O argumento do presidente para o veto foi a falta de recursos. O que, diante da pobreza menstrual, isto é, a falta de acesso a recursos e instrução para que administrem o próprio período menstrual com dignidade, é mais uma forma para continuar invisibilizando a população feminina de baixa renda.
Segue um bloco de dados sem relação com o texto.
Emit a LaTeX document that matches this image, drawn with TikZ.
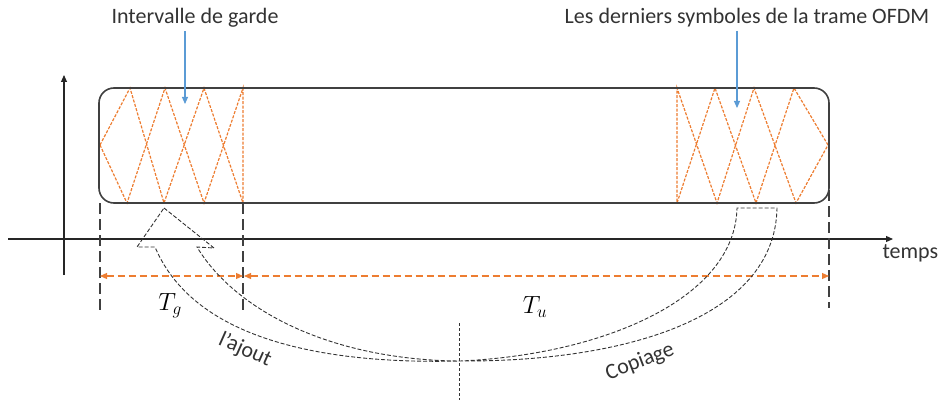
\documentclass[tikz,border=0pt]{standalone}
\usepackage{fontspec}
\setmainfont{Carlito}
\usepackage{xcolor}
\usepackage{tikz}
\usetikzlibrary{arrows.meta, positioning}

\definecolor{orangeoff}{RGB}{237,125,49}
\definecolor{bluepointer}{RGB}{91,155,213}

\begin{document}
\begin{tikzpicture}[
      x=1pt, y=-1pt,
      >={Triangle[length=7pt, width=6pt]},
      every node/.style={font=\fontsize{22}{26}\selectfont, text=black!80},
      axis/.style={line width=1.1pt, draw=black!85},
      frame/.style={line width=1.6pt, draw=black!75, rounded corners=15pt},
      zigzag/.style={draw=orangeoff, line width=1.2pt, dash pattern=on 3pt off 1.5pt},
      bound/.style={line width=1.2pt, draw=black!75, dash pattern=on 11pt off 5pt},
      span/.style={<->, draw=orangeoff, line width=1.2pt, dash pattern=on 7pt off 4pt},
      pointer/.style={->, draw=bluepointer, line width=1.1pt},
      blockarrow/.style={line width=0.9pt, draw=black!80, dash pattern=on 4pt off 2pt},
    ]

    \useasboundingbox (0,0) rectangle (939,401);

    \coordinate (ybot) at (64,275);
    \coordinate (ytop) at (64,75);
    \coordinate (xleft) at (8,239);
    \coordinate (xright) at (893,239);
    \coordinate (fnw) at (99,88);
    \coordinate (fse) at (829,203);

    \draw[zigzag] (100,145) -- (130,88) -- (164,203) -- (204,88) -- (243,203)
      -- (243,88) -- (204,203) -- (165,88) -- (127,203) -- cycle;
    \draw[zigzag] (828,145) -- (794,88) -- (756,203) -- (715,88) -- (677,203)
      -- (677,88) -- (717,203) -- (754,88) -- (796,203) -- cycle;
    \draw[frame] (fnw) rectangle (fse);

    \draw[axis, ->] (ybot) -- (ytop);
    \draw[axis, ->] (xleft) -- (xright);
    \node[below right=2pt and -14pt of xright] (temps) {temps};

    \coordinate (ga) at (100,203);
    \coordinate (gb) at (243,203);
    \coordinate (gc) at (829,190);
    \draw[bound] (ga) -- ++(0,107);
    \draw[bound] (gb) -- ++(0,109);
    \draw[bound] (gc) -- ++(0,118);

    \draw[span] (100,276) -- (243,276);
    \draw[span] (244,276) -- (829,276);
    \node[text=black, font=\fontsize{24}{28}\selectfont] (tg) at (170,306) {$T_g$};
    \node[text=black, font=\fontsize{24}{28}\selectfont] (tu) at (535,307) {$T_u$};

    \node (guard) at (195,18) {Intervalle de garde};
    \node (last) at (747,18) {Les derniers symboles de la trame OFDM};
    \coordinate (gi) at (185,104);
    \coordinate (li) at (737,108);
    \draw[pointer] (gi |- guard.south) -- (gi);
    \draw[pointer] (li |- last.south) -- (li);

    \coordinate (tip) at (164,208);
    \coordinate (low) at (460,361);
    \draw[blockarrow] (tip) -- (214,248) -- (197,247)
      .. controls (235,310) and (330,360) .. (low)
      .. controls (600,355) and (735,300) .. (737,208)
      -- (777,208)
      .. controls (775,320) and (620,362) .. (low)
      .. controls (300,365) and (190,330) .. (155,247)
      -- (137,247) -- cycle;
    \draw[line width=0.9pt, draw=black!80, dash pattern=on 3pt off 2pt]
      (459,323) -- (459,400);

    \node[rotate=-24] (ajout) at (245,350) {l'ajout};
    \node[rotate=21] (copie) at (640,362) {Copiage};

  \end{tikzpicture}
\end{document}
Por Redação, com ABr - de São Paulo
“Quando eu comecei a menstruar, tinha 11 anos. Absorvente às vezes tinha, mas, muitas vezes, não. Tínhamos os paninhos de menstruação. Quando os lençóis ou camisetas estavam velhos, minha mãe os cortava. Dobrávamos em muitas camadas para que eu me forrasse pra ir pra aula. Minha mãe sempre buscava formas pra que eu me sentisse segura e seguisse firme nos estudos. Mas era meio impossível naquele caso. Meu fluxo era muito forte. Eu precisava de pedaços bem grandes pra fazer muitas camadas por medo de vazar. Aquilo era extremamente desconfortável fisicamente e emocionalmente. Obviamente, se não tinha dinheiro pra absorvente, não teria pra comprar um monte de panos. Em casa, eles eram lavados e passados pela mamãe pra que eu pudesse reutilizar.” Esse é o relato feito pela jornalista Waleiska Fernandes no mesmo dia em que o presidente Jair Bolsonaro (sem partido) vetou a distribuição gratuita de absorventes para mulheres em situação de vulnerabilidade social, prevista em projeto de lei aprovado em setembro no Congresso Federal. A realidade vivida por Waleiska ficou no passado. Mas é o presente de milhares de meninas e mulheres brasileiras que são impactadas pela falta de absorventes. Como é o caso da Dona Neri Maria de Andrade, de Porto Amazonas (PR). “Uso até hoje pano porque não tem dinheiro para comprar. Eu sou mãe solo e às vezes a gente não tem dinheiro para comprar um pão, imagina isso daí”, relata. Outra moradora de Porto Amazonas, que não quis ser identificada, conta que o início do seu ciclo menstrual foi permeado pela falta de informação e condições financeiras da família. “Veio a primeira vez e eu não sabia o que era. Comecei a tirar escondida espuma do colchão para colocar. Cheguei a queimar as espumas e calcinhas por medo e vergonha”, conta. O argumento do presidente para o veto foi a falta de recursos. O que, diante da pobreza menstrual, isto é, a falta de acesso a recursos e instrução para que administrem o próprio período menstrual com dignidade, é mais uma forma para continuar invisibilizando a população feminina de baixa renda. De acordo com o estudo “Pobreza Menstrual no Brasil: desigualdade e violações de direitos”, do Fundo das Nações Unidas para a Infância (Unicef) e do Fundo de População da Organização das Nações Unidas (ONU), 713 mil meninas vivem sem acesso a banheiro ou chuveiro em seu domicílio e mais de quatro milhões não têm acesso a itens mínimos de cuidados menstruais.